━━━━━ DATA FOR PROCESSING ━━━━━
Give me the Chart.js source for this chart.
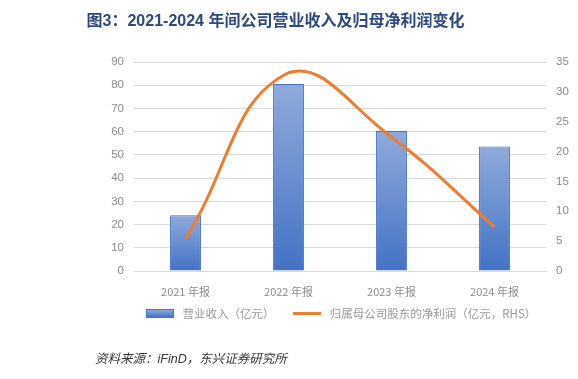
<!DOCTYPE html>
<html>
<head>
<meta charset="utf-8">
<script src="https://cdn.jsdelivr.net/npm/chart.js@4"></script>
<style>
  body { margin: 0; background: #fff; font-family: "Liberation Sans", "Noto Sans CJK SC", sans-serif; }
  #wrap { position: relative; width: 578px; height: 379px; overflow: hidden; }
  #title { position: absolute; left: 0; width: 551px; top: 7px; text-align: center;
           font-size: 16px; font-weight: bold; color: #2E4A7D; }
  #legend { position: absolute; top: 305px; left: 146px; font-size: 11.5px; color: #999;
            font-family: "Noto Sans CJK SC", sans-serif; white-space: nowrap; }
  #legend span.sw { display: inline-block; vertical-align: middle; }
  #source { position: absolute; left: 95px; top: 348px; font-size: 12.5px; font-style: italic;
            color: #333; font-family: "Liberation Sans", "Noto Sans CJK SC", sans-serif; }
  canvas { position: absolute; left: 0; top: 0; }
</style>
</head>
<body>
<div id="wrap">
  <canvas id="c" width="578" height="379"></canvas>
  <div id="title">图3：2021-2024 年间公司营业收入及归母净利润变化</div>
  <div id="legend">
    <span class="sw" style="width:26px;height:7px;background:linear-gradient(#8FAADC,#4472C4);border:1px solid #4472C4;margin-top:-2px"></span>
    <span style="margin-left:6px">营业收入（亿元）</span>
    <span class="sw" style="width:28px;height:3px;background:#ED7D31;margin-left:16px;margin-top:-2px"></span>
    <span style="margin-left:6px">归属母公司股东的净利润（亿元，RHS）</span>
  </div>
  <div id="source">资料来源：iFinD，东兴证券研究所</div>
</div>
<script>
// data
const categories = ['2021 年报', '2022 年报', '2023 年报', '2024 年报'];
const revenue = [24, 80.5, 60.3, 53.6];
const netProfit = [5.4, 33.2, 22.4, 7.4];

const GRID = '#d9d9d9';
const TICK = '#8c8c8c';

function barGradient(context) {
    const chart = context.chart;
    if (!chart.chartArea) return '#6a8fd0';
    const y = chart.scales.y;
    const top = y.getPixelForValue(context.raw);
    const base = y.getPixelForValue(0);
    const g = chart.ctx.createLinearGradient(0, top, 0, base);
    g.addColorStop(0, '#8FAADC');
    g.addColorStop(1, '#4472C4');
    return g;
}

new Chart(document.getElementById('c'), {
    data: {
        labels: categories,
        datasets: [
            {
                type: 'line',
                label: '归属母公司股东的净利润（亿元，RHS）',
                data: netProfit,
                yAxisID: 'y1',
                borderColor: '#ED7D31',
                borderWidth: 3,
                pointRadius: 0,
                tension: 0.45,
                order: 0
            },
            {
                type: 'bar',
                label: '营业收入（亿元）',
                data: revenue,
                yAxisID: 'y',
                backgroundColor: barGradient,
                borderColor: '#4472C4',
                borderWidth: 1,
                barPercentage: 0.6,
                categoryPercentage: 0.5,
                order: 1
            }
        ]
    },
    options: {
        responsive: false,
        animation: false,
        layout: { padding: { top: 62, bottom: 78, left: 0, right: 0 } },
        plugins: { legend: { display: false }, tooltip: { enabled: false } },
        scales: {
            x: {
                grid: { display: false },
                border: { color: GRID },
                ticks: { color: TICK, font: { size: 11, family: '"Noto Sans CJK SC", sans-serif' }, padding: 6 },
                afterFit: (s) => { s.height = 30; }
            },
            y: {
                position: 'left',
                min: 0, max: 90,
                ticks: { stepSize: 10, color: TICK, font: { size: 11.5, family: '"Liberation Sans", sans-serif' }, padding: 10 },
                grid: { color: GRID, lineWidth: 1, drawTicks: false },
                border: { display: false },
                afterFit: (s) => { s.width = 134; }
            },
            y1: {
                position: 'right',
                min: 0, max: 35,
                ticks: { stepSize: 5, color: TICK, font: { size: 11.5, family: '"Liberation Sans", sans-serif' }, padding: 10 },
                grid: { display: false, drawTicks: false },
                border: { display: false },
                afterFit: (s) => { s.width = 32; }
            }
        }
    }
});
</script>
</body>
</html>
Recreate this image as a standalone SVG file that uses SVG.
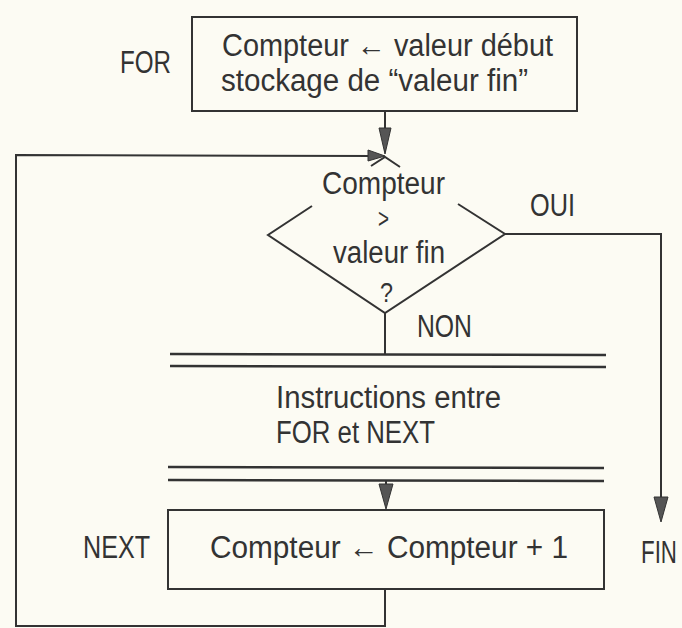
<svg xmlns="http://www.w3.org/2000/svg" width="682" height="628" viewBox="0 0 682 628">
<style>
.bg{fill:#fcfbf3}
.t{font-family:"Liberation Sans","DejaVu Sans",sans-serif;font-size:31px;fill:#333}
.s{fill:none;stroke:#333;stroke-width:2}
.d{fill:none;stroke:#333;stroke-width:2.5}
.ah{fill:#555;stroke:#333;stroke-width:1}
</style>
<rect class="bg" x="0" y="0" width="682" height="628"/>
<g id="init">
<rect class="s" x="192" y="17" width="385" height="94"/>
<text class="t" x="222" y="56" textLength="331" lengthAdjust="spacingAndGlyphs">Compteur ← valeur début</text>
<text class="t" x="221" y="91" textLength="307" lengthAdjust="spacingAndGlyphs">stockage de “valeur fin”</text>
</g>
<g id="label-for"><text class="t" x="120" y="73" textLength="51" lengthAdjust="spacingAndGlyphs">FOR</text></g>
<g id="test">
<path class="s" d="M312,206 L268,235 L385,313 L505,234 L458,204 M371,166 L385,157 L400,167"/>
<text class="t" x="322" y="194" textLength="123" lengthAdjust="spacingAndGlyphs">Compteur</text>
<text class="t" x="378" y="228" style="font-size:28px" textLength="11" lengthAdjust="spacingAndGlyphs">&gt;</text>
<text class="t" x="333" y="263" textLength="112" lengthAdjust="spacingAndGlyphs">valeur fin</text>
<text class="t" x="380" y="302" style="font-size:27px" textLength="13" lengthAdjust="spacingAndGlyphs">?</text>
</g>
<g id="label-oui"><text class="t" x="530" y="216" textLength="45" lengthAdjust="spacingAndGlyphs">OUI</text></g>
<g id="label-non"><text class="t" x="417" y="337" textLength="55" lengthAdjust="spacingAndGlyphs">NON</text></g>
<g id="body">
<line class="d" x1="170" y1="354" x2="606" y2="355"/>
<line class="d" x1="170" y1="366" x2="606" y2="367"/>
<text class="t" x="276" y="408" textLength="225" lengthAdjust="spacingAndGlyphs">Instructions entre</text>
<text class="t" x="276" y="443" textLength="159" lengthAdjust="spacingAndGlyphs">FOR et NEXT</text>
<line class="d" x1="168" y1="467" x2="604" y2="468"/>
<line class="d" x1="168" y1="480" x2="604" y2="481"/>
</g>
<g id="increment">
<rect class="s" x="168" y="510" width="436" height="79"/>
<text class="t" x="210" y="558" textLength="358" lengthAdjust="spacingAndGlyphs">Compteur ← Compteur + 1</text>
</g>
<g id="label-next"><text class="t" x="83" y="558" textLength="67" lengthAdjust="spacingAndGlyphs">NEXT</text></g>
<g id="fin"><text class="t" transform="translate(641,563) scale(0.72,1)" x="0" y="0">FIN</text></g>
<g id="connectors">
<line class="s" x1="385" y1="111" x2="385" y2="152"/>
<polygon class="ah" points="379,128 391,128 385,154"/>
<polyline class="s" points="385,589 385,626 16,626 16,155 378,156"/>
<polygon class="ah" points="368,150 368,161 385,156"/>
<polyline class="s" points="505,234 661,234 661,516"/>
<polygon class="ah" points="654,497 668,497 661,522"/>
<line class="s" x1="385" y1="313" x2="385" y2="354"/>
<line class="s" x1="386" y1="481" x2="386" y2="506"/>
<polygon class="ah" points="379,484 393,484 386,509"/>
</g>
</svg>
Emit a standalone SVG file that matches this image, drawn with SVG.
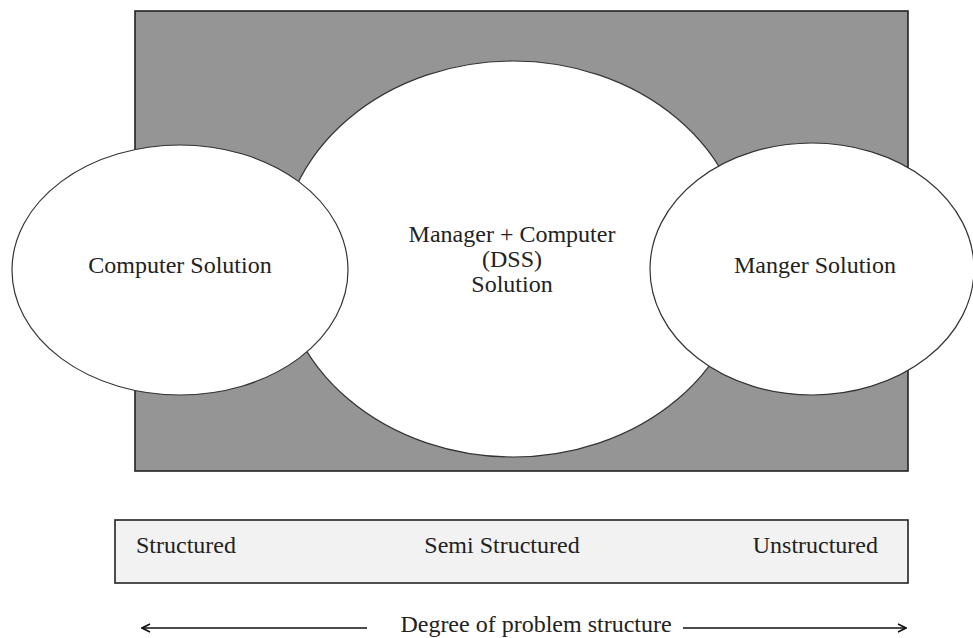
━━━━━
**TASK**
Repeat every record above exactly, but leave out any pictures.

**REPLY**
Give me the Chart.js source for this chart.
<!DOCTYPE html>
<html>
<head>
<meta charset="utf-8">
<script src="https://cdn.jsdelivr.net/npm/chart.js@4"></script>
<style>
  body { margin: 0; background: #fff; font-family: "Liberation Sans", "Noto Sans CJK SC", sans-serif; }
  #wrap { position: relative; width: 578px; height: 379px; overflow: hidden; }
  #title { position: absolute; left: 0; width: 551px; top: 7px; text-align: center;
           font-size: 16px; font-weight: bold; color: #2E4A7D; }
  #legend { position: absolute; top: 305px; left: 146px; font-size: 11.5px; color: #999;
            font-family: "Noto Sans CJK SC", sans-serif; white-space: nowrap; }
  #legend span.sw { display: inline-block; vertical-align: middle; }
  #source { position: absolute; left: 95px; top: 348px; font-size: 12.5px; font-style: italic;
            color: #333; font-family: "Liberation Sans", "Noto Sans CJK SC", sans-serif; }
  canvas { position: absolute; left: 0; top: 0; }
</style>
</head>
<body>
<div id="wrap">
  <canvas id="c" width="578" height="379"></canvas>
  <div id="title">图3：2021-2024 年间公司营业收入及归母净利润变化</div>
  <div id="legend">
    <span class="sw" style="width:26px;height:7px;background:linear-gradient(#8FAADC,#4472C4);border:1px solid #4472C4;margin-top:-2px"></span>
    <span style="margin-left:6px">营业收入（亿元）</span>
    <span class="sw" style="width:28px;height:3px;background:#ED7D31;margin-left:16px;margin-top:-2px"></span>
    <span style="margin-left:6px">归属母公司股东的净利润（亿元，RHS）</span>
  </div>
  <div id="source">资料来源：iFinD，东兴证券研究所</div>
</div>
<script>
// data
const categories = ['2021 年报', '2022 年报', '2023 年报', '2024 年报'];
const revenue = [24, 80.5, 60.3, 53.6];
const netProfit = [5.4, 33.2, 22.4, 7.4];

const GRID = '#d9d9d9';
const TICK = '#8c8c8c';

function barGradient(context) {
    const chart = context.chart;
    if (!chart.chartArea) return '#6a8fd0';
    const y = chart.scales.y;
    const top = y.getPixelForValue(context.raw);
    const base = y.getPixelForValue(0);
    const g = chart.ctx.createLinearGradient(0, top, 0, base);
    g.addColorStop(0, '#8FAADC');
    g.addColorStop(1, '#4472C4');
    return g;
}

new Chart(document.getElementById('c'), {
    data: {
        labels: categories,
        datasets: [
            {
                type: 'line',
                label: '归属母公司股东的净利润（亿元，RHS）',
                data: netProfit,
                yAxisID: 'y1',
                borderColor: '#ED7D31',
                borderWidth: 3,
                pointRadius: 0,
                tension: 0.45,
                order: 0
            },
            {
                type: 'bar',
                label: '营业收入（亿元）',
                data: revenue,
                yAxisID: 'y',
                backgroundColor: barGradient,
                borderColor: '#4472C4',
                borderWidth: 1,
                barPercentage: 0.6,
                categoryPercentage: 0.5,
                order: 1
            }
        ]
    },
    options: {
        responsive: false,
        animation: false,
        layout: { padding: { top: 62, bottom: 78, left: 0, right: 0 } },
        plugins: { legend: { display: false }, tooltip: { enabled: false } },
        scales: {
            x: {
                grid: { display: false },
                border: { color: GRID },
                ticks: { color: TICK, font: { size: 11, family: '"Noto Sans CJK SC", sans-serif' }, padding: 6 },
                afterFit: (s) => { s.height = 30; }
            },
            y: {
                position: 'left',
                min: 0, max: 90,
                ticks: { stepSize: 10, color: TICK, font: { size: 11.5, family: '"Liberation Sans", sans-serif' }, padding: 10 },
                grid: { color: GRID, lineWidth: 1, drawTicks: false },
                border: { display: false },
                afterFit: (s) => { s.width = 134; }
            },
            y1: {
                position: 'right',
                min: 0, max: 35,
                ticks: { stepSize: 5, color: TICK, font: { size: 11.5, family: '"Liberation Sans", sans-serif' }, padding: 10 },
                grid: { display: false, drawTicks: false },
                border: { display: false },
                afterFit: (s) => { s.width = 32; }
            }
        }
    }
});
</script>
</body>
</html>
Recreate this image as a standalone SVG file that uses SVG.
<svg xmlns="http://www.w3.org/2000/svg" width="682" height="628" viewBox="0 0 682 628">
<style>
.bg{fill:#fcfbf3}
.t{font-family:"Liberation Sans","DejaVu Sans",sans-serif;font-size:31px;fill:#333}
.s{fill:none;stroke:#333;stroke-width:2}
.d{fill:none;stroke:#333;stroke-width:2.5}
.ah{fill:#555;stroke:#333;stroke-width:1}
</style>
<rect class="bg" x="0" y="0" width="682" height="628"/>
<g id="init">
<rect class="s" x="192" y="17" width="385" height="94"/>
<text class="t" x="222" y="56" textLength="331" lengthAdjust="spacingAndGlyphs">Compteur ← valeur début</text>
<text class="t" x="221" y="91" textLength="307" lengthAdjust="spacingAndGlyphs">stockage de “valeur fin”</text>
</g>
<g id="label-for"><text class="t" x="120" y="73" textLength="51" lengthAdjust="spacingAndGlyphs">FOR</text></g>
<g id="test">
<path class="s" d="M312,206 L268,235 L385,313 L505,234 L458,204 M371,166 L385,157 L400,167"/>
<text class="t" x="322" y="194" textLength="123" lengthAdjust="spacingAndGlyphs">Compteur</text>
<text class="t" x="378" y="228" style="font-size:28px" textLength="11" lengthAdjust="spacingAndGlyphs">&gt;</text>
<text class="t" x="333" y="263" textLength="112" lengthAdjust="spacingAndGlyphs">valeur fin</text>
<text class="t" x="380" y="302" style="font-size:27px" textLength="13" lengthAdjust="spacingAndGlyphs">?</text>
</g>
<g id="label-oui"><text class="t" x="530" y="216" textLength="45" lengthAdjust="spacingAndGlyphs">OUI</text></g>
<g id="label-non"><text class="t" x="417" y="337" textLength="55" lengthAdjust="spacingAndGlyphs">NON</text></g>
<g id="body">
<line class="d" x1="170" y1="354" x2="606" y2="355"/>
<line class="d" x1="170" y1="366" x2="606" y2="367"/>
<text class="t" x="276" y="408" textLength="225" lengthAdjust="spacingAndGlyphs">Instructions entre</text>
<text class="t" x="276" y="443" textLength="159" lengthAdjust="spacingAndGlyphs">FOR et NEXT</text>
<line class="d" x1="168" y1="467" x2="604" y2="468"/>
<line class="d" x1="168" y1="480" x2="604" y2="481"/>
</g>
<g id="increment">
<rect class="s" x="168" y="510" width="436" height="79"/>
<text class="t" x="210" y="558" textLength="358" lengthAdjust="spacingAndGlyphs">Compteur ← Compteur + 1</text>
</g>
<g id="label-next"><text class="t" x="83" y="558" textLength="67" lengthAdjust="spacingAndGlyphs">NEXT</text></g>
<g id="fin"><text class="t" transform="translate(641,563) scale(0.72,1)" x="0" y="0">FIN</text></g>
<g id="connectors">
<line class="s" x1="385" y1="111" x2="385" y2="152"/>
<polygon class="ah" points="379,128 391,128 385,154"/>
<polyline class="s" points="385,589 385,626 16,626 16,155 378,156"/>
<polygon class="ah" points="368,150 368,161 385,156"/>
<polyline class="s" points="505,234 661,234 661,516"/>
<polygon class="ah" points="654,497 668,497 661,522"/>
<line class="s" x1="385" y1="313" x2="385" y2="354"/>
<line class="s" x1="386" y1="481" x2="386" y2="506"/>
<polygon class="ah" points="379,484 393,484 386,509"/>
</g>
</svg>
Emit a standalone SVG file that matches this image, drawn with SVG.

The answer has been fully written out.